[WHAT YOU SHOULD DO]
All of the lines below are to be printed again exactly; images are excluded from the output.

[GIVEN INFORMATION]
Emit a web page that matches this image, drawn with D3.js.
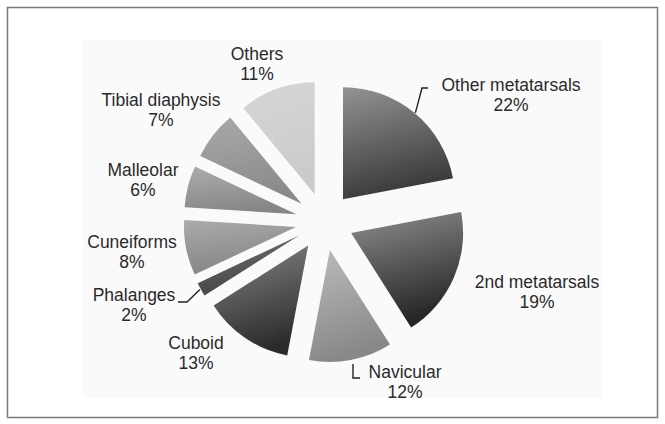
<!DOCTYPE html>
<html>
<head>
<meta charset="utf-8">
<script src="https://cdn.jsdelivr.net/npm/d3@7"></script>
<style>
  html, body { margin: 0; padding: 0; background: #fff; }
  svg { display: block; }
  text { font-family: "Liberation Sans", Arial, Helvetica, sans-serif; fill: #2a2a2a; }
</style>
</head>
<body>
<svg id="chart" width="665" height="424"></svg>
<script>
// ---- data ----
const categories = ["Other metatarsals", "2nd metatarsals", "Navicular", "Cuboid", "Phalanges",
                    "Cuneiforms", "Malleolar", "Tibial diaphysis", "Others"];
const values = [22, 19, 12, 13, 2, 8, 6, 7, 11];
const valueLabels = ["22%", "19%", "12%", "13%", "2%", "8%", "6%", "7%", "11%"];

// ---- styles (separate from data) ----
const gradTop    = ["#939393", "#8e8e8e", "#bcbcbc", "#858585", "#6e6e6e", "#ababab", "#adadad", "#aaaaaa", "#d6d6d6"];
const gradBottom = ["#3a3a3a", "#262626", "#888888", "#2c2c2c", "#474747", "#858585", "#868686", "#8a8a8a", "#cbcbcb"];

// ---- layout ----
const W = 665, H = 424;
const cx = 324.5, cy = 221.5, R = 112, explode = 29;
// label anchor (centre x, first baseline y)
const labelPos = [[511, 91], [537, 288], [405, 378], [196, 349], [134, 301],
                  [132, 248], [143, 176], [161, 106], [257, 60]];
const lineGap = 20;

const svg = d3.select("#chart");

// frame
svg.append("rect").attr("x", 7.5).attr("y", 7.5).attr("width", 650).attr("height", 410)
  .attr("fill", "#fff").attr("stroke", "#7a7a7a").attr("stroke-width", 1.5);
// faint scanned figure background
svg.append("polygon")
  .attr("points", "83,40 602,40 602,398 83,398")
  .attr("fill", "#fafafa");

const defs = svg.append("defs");
values.forEach((v, i) => {
  const g = defs.append("linearGradient").attr("id", "g" + i)
    .attr("x1", 0).attr("y1", 0).attr("x2", 0.25).attr("y2", 1);
  g.append("stop").attr("offset", "0%").attr("stop-color", gradTop[i]);
  g.append("stop").attr("offset", "100%").attr("stop-color", gradBottom[i]);
});
defs.append("filter").attr("id", "soft")
  .append("feGaussianBlur").attr("stdDeviation", 0.6);

const pie = d3.pie().sort(null).value(d => d).startAngle(0).endAngle(2 * Math.PI);
const arcs = pie(values);
const arc = d3.arc().innerRadius(0).outerRadius(R);

const g = svg.append("g").attr("transform", `translate(${cx},${cy})`);

function offset(d) {
  const m = (d.startAngle + d.endAngle) / 2;
  return [explode * Math.sin(m), -explode * Math.cos(m)];
}

g.selectAll("path.slice").data(arcs).enter().append("path")
  .attr("class", "slice")
  .attr("transform", d => { const o = offset(d); return `translate(${o[0]},${o[1]})`; })
  .attr("d", arc)
  .attr("fill", (d, i) => `url(#g${i})`)
  .attr("filter", "url(#soft)");

// leader lines for selected slices: start at outer arc mid-point
function arcMid(i) {
  const d = arcs[i];
  const m = (d.startAngle + d.endAngle) / 2;
  const o = offset(d);
  return [cx + o[0] + R * Math.sin(m), cy + o[1] - R * Math.cos(m)];
}
const leaders = [
  { i: 0, pts: p => [[p[0] + 1, p[1]], [422, 88], [428, 88]] },
  { i: 4, pts: p => [[p[0] - 1, p[1]], [187, 302], [178, 302]] },
  { i: 2, pts: p => [[353, p[1] + 4], [353, 378], [360, 378]] }
];
leaders.forEach(L => {
  const p = arcMid(L.i);
  svg.append("path")
    .attr("d", d3.line()(L.pts(p)))
    .attr("fill", "none").attr("stroke", "#222").attr("stroke-width", 1.4);
});

// labels
const lab = svg.append("g").attr("font-size", 17.5).attr("text-anchor", "middle");
categories.forEach((c, i) => {
  const t = lab.append("text").attr("x", labelPos[i][0]).attr("y", labelPos[i][1]);
  t.append("tspan").attr("x", labelPos[i][0]).text(c);
  t.append("tspan").attr("x", labelPos[i][0]).attr("dy", lineGap).text(valueLabels[i]);
});
</script>
</body>
</html>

[COMPLETE OUTPUT]
Emit a web page that matches this image, drawn with D3.js.
<!DOCTYPE html>
<html>
<head>
<meta charset="utf-8">
<script src="https://cdn.jsdelivr.net/npm/d3@7"></script>
<style>
  html, body { margin: 0; padding: 0; background: #fff; }
  svg { display: block; }
  text { font-family: "Liberation Sans", Arial, Helvetica, sans-serif; fill: #2a2a2a; }
</style>
</head>
<body>
<svg id="chart" width="665" height="424"></svg>
<script>
// ---- data ----
const categories = ["Other metatarsals", "2nd metatarsals", "Navicular", "Cuboid", "Phalanges",
                    "Cuneiforms", "Malleolar", "Tibial diaphysis", "Others"];
const values = [22, 19, 12, 13, 2, 8, 6, 7, 11];
const valueLabels = ["22%", "19%", "12%", "13%", "2%", "8%", "6%", "7%", "11%"];

// ---- styles (separate from data) ----
const gradTop    = ["#939393", "#8e8e8e", "#bcbcbc", "#858585", "#6e6e6e", "#ababab", "#adadad", "#aaaaaa", "#d6d6d6"];
const gradBottom = ["#3a3a3a", "#262626", "#888888", "#2c2c2c", "#474747", "#858585", "#868686", "#8a8a8a", "#cbcbcb"];

// ---- layout ----
const W = 665, H = 424;
const cx = 324.5, cy = 221.5, R = 112, explode = 29;
// label anchor (centre x, first baseline y)
const labelPos = [[511, 91], [537, 288], [405, 378], [196, 349], [134, 301],
                  [132, 248], [143, 176], [161, 106], [257, 60]];
const lineGap = 20;

const svg = d3.select("#chart");

// frame
svg.append("rect").attr("x", 7.5).attr("y", 7.5).attr("width", 650).attr("height", 410)
  .attr("fill", "#fff").attr("stroke", "#7a7a7a").attr("stroke-width", 1.5);
// faint scanned figure background
svg.append("polygon")
  .attr("points", "83,40 602,40 602,398 83,398")
  .attr("fill", "#fafafa");

const defs = svg.append("defs");
values.forEach((v, i) => {
  const g = defs.append("linearGradient").attr("id", "g" + i)
    .attr("x1", 0).attr("y1", 0).attr("x2", 0.25).attr("y2", 1);
  g.append("stop").attr("offset", "0%").attr("stop-color", gradTop[i]);
  g.append("stop").attr("offset", "100%").attr("stop-color", gradBottom[i]);
});
defs.append("filter").attr("id", "soft")
  .append("feGaussianBlur").attr("stdDeviation", 0.6);

const pie = d3.pie().sort(null).value(d => d).startAngle(0).endAngle(2 * Math.PI);
const arcs = pie(values);
const arc = d3.arc().innerRadius(0).outerRadius(R);

const g = svg.append("g").attr("transform", `translate(${cx},${cy})`);

function offset(d) {
  const m = (d.startAngle + d.endAngle) / 2;
  return [explode * Math.sin(m), -explode * Math.cos(m)];
}

g.selectAll("path.slice").data(arcs).enter().append("path")
  .attr("class", "slice")
  .attr("transform", d => { const o = offset(d); return `translate(${o[0]},${o[1]})`; })
  .attr("d", arc)
  .attr("fill", (d, i) => `url(#g${i})`)
  .attr("filter", "url(#soft)");

// leader lines for selected slices: start at outer arc mid-point
function arcMid(i) {
  const d = arcs[i];
  const m = (d.startAngle + d.endAngle) / 2;
  const o = offset(d);
  return [cx + o[0] + R * Math.sin(m), cy + o[1] - R * Math.cos(m)];
}
const leaders = [
  { i: 0, pts: p => [[p[0] + 1, p[1]], [422, 88], [428, 88]] },
  { i: 4, pts: p => [[p[0] - 1, p[1]], [187, 302], [178, 302]] },
  { i: 2, pts: p => [[353, p[1] + 4], [353, 378], [360, 378]] }
];
leaders.forEach(L => {
  const p = arcMid(L.i);
  svg.append("path")
    .attr("d", d3.line()(L.pts(p)))
    .attr("fill", "none").attr("stroke", "#222").attr("stroke-width", 1.4);
});

// labels
const lab = svg.append("g").attr("font-size", 17.5).attr("text-anchor", "middle");
categories.forEach((c, i) => {
  const t = lab.append("text").attr("x", labelPos[i][0]).attr("y", labelPos[i][1]);
  t.append("tspan").attr("x", labelPos[i][0]).text(c);
  t.append("tspan").attr("x", labelPos[i][0]).attr("dy", lineGap).text(valueLabels[i]);
});
</script>
</body>
</html>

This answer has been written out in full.